Louis Ferdinand de Gramont (1854 – 9 December 1912) was a French journalist, dramatist, and librettist. He was a son of Ferdinand de Gramont.

Gramont was born in Sèvres and finished his studies at the college there, then entered the School of Law. He pursued journalism and wrote for such periodicals as Radical, L'Éclair, La Presse, Petit bleu, L'Aurore, and La Cocarde, and, in 1890, became a writer for L'Intransigent. He was also critic of drama and music. Gramont died in Paris in 1912.

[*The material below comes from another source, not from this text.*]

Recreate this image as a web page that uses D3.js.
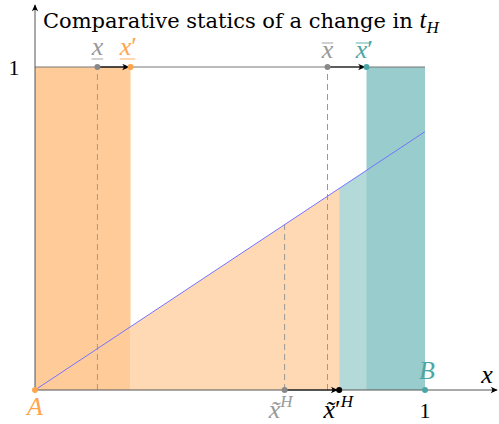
<!DOCTYPE html>
<html>
<head>
<meta charset="utf-8">
<script src="https://cdn.jsdelivr.net/npm/d3@7"></script>
<style>
  body { margin: 0; background: #fff; }
  svg text { font-family: "Liberation Serif", "DejaVu Serif", serif; }
</style>
</head>
<body>
<svg id="chart" width="499" height="424"></svg>
<script>
// values (unit square)
const thresholdsOld = [0.16, 0.75];     // x underbar, x bar
const thresholdsNew = [0.245, 0.85];    // x' underbar, x' bar
const tildeX = [0.64, 0.78];            // x~H, x~'H
const lineEnds = [[0, 0], [1, 0.8]];    // blue line
const tickLabels = ['1'];

const width = 499, height = 424;
const svg = d3.select('#chart');

const x = d3.scaleLinear().domain([0, 1]).range([35, 425]);
const y = d3.scaleLinear().domain([0, 1]).range([390, 67]);
const lineY = v => lineEnds[0][1] + (lineEnds[1][1] - lineEnds[0][1]) * v;

const cOrange = '#ffcc99', cOrangeLight = '#ffd9b3';
const cTeal = '#99cccc', cTealLight = '#b3d9d9';
const cOrangeTxt = '#ffa64d', cTealTxt = '#4da6a6';

const defs = svg.append('defs');
defs.append('marker').attr('id', 'arr')
  .attr('viewBox', '0 0 10 10').attr('refX', 9).attr('refY', 5)
  .attr('markerWidth', 8).attr('markerHeight', 8)
  .attr('markerUnits', 'userSpaceOnUse').attr('orient', 'auto')
  .append('path').attr('d', 'M1,1 Q5,5 1,9 L10,5 Z').attr('fill', '#000');

// fills
const area = d3.area().x(d => x(d)).y0(y(0)).y1(d => y(lineY(d)));
svg.append('path').datum([thresholdsNew[0], tildeX[1]])
  .attr('d', area).attr('fill', cOrangeLight);
svg.append('path').datum([tildeX[1], 1])
  .attr('d', area).attr('fill', cTealLight);
svg.append('rect')
  .attr('x', x(0)).attr('y', y(1))
  .attr('width', x(thresholdsNew[0]) - x(0)).attr('height', y(0) - y(1))
  .attr('fill', cOrange);
svg.append('rect')
  .attr('x', x(thresholdsNew[1])).attr('y', y(1))
  .attr('width', x(1) - x(thresholdsNew[1])).attr('height', y(0) - y(1))
  .attr('fill', cTeal);

// top line at 1
svg.append('line')
  .attr('x1', x(0)).attr('x2', x(1)).attr('y1', y(1)).attr('y2', y(1))
  .attr('stroke', '#777').attr('stroke-width', 1);

// dashed guides
const dashed = [
  [thresholdsOld[0], 1], [thresholdsOld[1], 1], [tildeX[0], lineY(tildeX[0])]
];
svg.selectAll('.guide').data(dashed).enter().append('line')
  .attr('class', 'guide')
  .attr('x1', d => x(d[0])).attr('x2', d => x(d[0]))
  .attr('y1', y(0)).attr('y2', d => y(d[1]))
  .attr('stroke', '#999').attr('stroke-width', 1).attr('stroke-dasharray', '6,4');

// axes
svg.append('line')
  .attr('x1', x(0)).attr('x2', 497).attr('y1', y(0)).attr('y2', y(0))
  .attr('stroke', '#555').attr('stroke-width', 1).attr('marker-end', 'url(#arr)');
svg.append('line')
  .attr('x1', x(0)).attr('x2', x(0)).attr('y1', y(0)).attr('y2', 5)
  .attr('stroke', '#555').attr('stroke-width', 1).attr('marker-end', 'url(#arr)');

// blue line
svg.append('line')
  .attr('x1', x(lineEnds[0][0])).attr('y1', y(lineEnds[0][1]))
  .attr('x2', x(lineEnds[1][0])).attr('y2', y(lineEnds[1][1]))
  .attr('stroke', '#7373ff').attr('stroke-width', 1);

// shift arrows
const shifts = [
  [thresholdsOld[0], thresholdsNew[0], 1],
  [thresholdsOld[1], thresholdsNew[1], 1],
  [tildeX[0], tildeX[1], 0]
];
svg.selectAll('.shift').data(shifts).enter().append('line')
  .attr('class', 'shift')
  .attr('x1', d => x(d[0])).attr('x2', d => x(d[1]) - 2)
  .attr('y1', d => y(d[2])).attr('y2', d => y(d[2]))
  .attr('stroke', '#000').attr('stroke-width', 1.2).attr('marker-end', 'url(#arr)');

// points
const pts = [
  [thresholdsOld[0], 1, '#888'], [thresholdsNew[0], 1, cOrangeTxt],
  [thresholdsOld[1], 1, '#888'], [thresholdsNew[1], 1, cTealTxt],
  [tildeX[0], 0, '#888'], [tildeX[1], 0, '#000'],
  [0, 0, cOrangeTxt], [1, 0, cTealTxt]
];
svg.selectAll('.pt').data(pts).enter().append('circle')
  .attr('cx', d => x(d[0])).attr('cy', d => y(d[1])).attr('r', 3)
  .attr('fill', d => d[2]);

// labels
const fs = 26;
const title = svg.append('text').attr('x', 43).attr('y', 28).attr('font-size', 21)
  .style('font-family', '"DejaVu Serif", serif')
  .text('Comparative statics of a change in ');
title.append('tspan').attr('font-style', 'italic').style('font-family', '"Liberation Serif", serif')
  .attr('font-size', 25).text('t');
title.append('tspan').attr('font-style', 'italic').style('font-family', '"Liberation Serif", serif')
  .attr('font-size', 17).attr('dy', 5).text('H');

function mathX(cx, base, color, opts) {
  const g = svg.append('g').attr('fill', color);
  const t = g.append('text').attr('y', base).attr('font-size', fs).attr('font-style', 'italic');
  t.append('tspan').text(opts.tilde ? 'x\u0303' : 'x');
  const w = t.node().getComputedTextLength();
  const left = cx - w / 2;
  t.attr('x', left);
  if (opts.prime) t.append('tspan').attr('font-style', 'normal').text('\u2032');
  if (opts.sup) t.append('tspan').attr('font-size', 17).attr('dy', -11).text(opts.sup);
  const lw = w + (opts.prime ? 4 : 0);
  if (opts.under) g.append('line').attr('x1', left).attr('x2', left + lw)
    .attr('y1', base + 4).attr('y2', base + 4).attr('stroke', color).attr('stroke-width', 0.9);
  if (opts.over) g.append('line').attr('x1', left).attr('x2', left + lw)
    .attr('y1', base - 15).attr('y2', base - 15).attr('stroke', color).attr('stroke-width', 0.9);
}
mathX(x(thresholdsOld[0]), 55, '#999', { under: true });
mathX(x(thresholdsNew[0]) - 5, 55, cOrangeTxt, { under: true, prime: true });
mathX(x(thresholdsOld[1]), 58, '#999', { over: true });
mathX(x(thresholdsNew[1]) - 5, 58, cTealTxt, { over: true, prime: true });
mathX(x(tildeX[0]) - 10, 418, '#999', { tilde: true, sup: 'H' });
mathX(x(tildeX[1]) - 10, 418, '#000', { tilde: true, prime: true, sup: 'H' });

svg.append('text').attr('x', x(0)).attr('y', 415).attr('font-size', fs)
  .attr('font-style', 'italic').attr('text-anchor', 'middle').attr('fill', cOrangeTxt).text('A');
svg.append('text').attr('x', x(1) + 2).attr('y', 379).attr('font-size', fs)
  .attr('font-style', 'italic').attr('text-anchor', 'middle').attr('fill', cTealTxt).text('B');
svg.append('text').attr('x', 487).attr('y', 383).attr('font-size', fs)
  .attr('font-style', 'italic').attr('text-anchor', 'middle').text('x');

svg.append('text').attr('x', 14).attr('y', y(1) + 8).attr('font-size', 22)
  .attr('text-anchor', 'middle').text(tickLabels[0]);
svg.append('text').attr('x', x(1)).attr('y', 418).attr('font-size', 22)
  .attr('text-anchor', 'middle').text(tickLabels[0]);
</script>
</body>
</html>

He wrote the following plays or opera libretti:

- L'orage, comedy (1874)
- Othello, drama after Shakespeare (Odéon, 15 April 1882)
- Rolande, drama (Théâtre-Libre 5 November 1888)
- Loulou (1888)
- Esclarmonde, co-author with Alfred Blau, libretto to the opera by Jules Massenet (Opéra-Comique, 15 May 1889)
- Lucienne, drama (Menus-Plaisirs, 2 December 1890)
- La locataire de Mme Biou (1891)
- Simone, drama (Théâtre-Libre, 28 April 1892)
- Évangéline, légende acadienne, music by Xavier Leroux (La Monnaie, Brussels, December 1895)
- Astarté, opera libretto to music by Xavier Leroux (Paris Opéra, 15 February 1901)
- Vénus et Adonis, légende lyrique, music by Xavier Leroux (Arènes de Nîmes, 13 August 1905)
- William Ratcliff, drama, music by Xavier Leroux (Nice, January 1906)
- Jules César, drama after Shakespeare (1906)

== Bibliography ==
- J. Martin, Nos auteurs et compositeurs dramatiques.
- G. Avenel, La presse franc, au XXe s., 1901.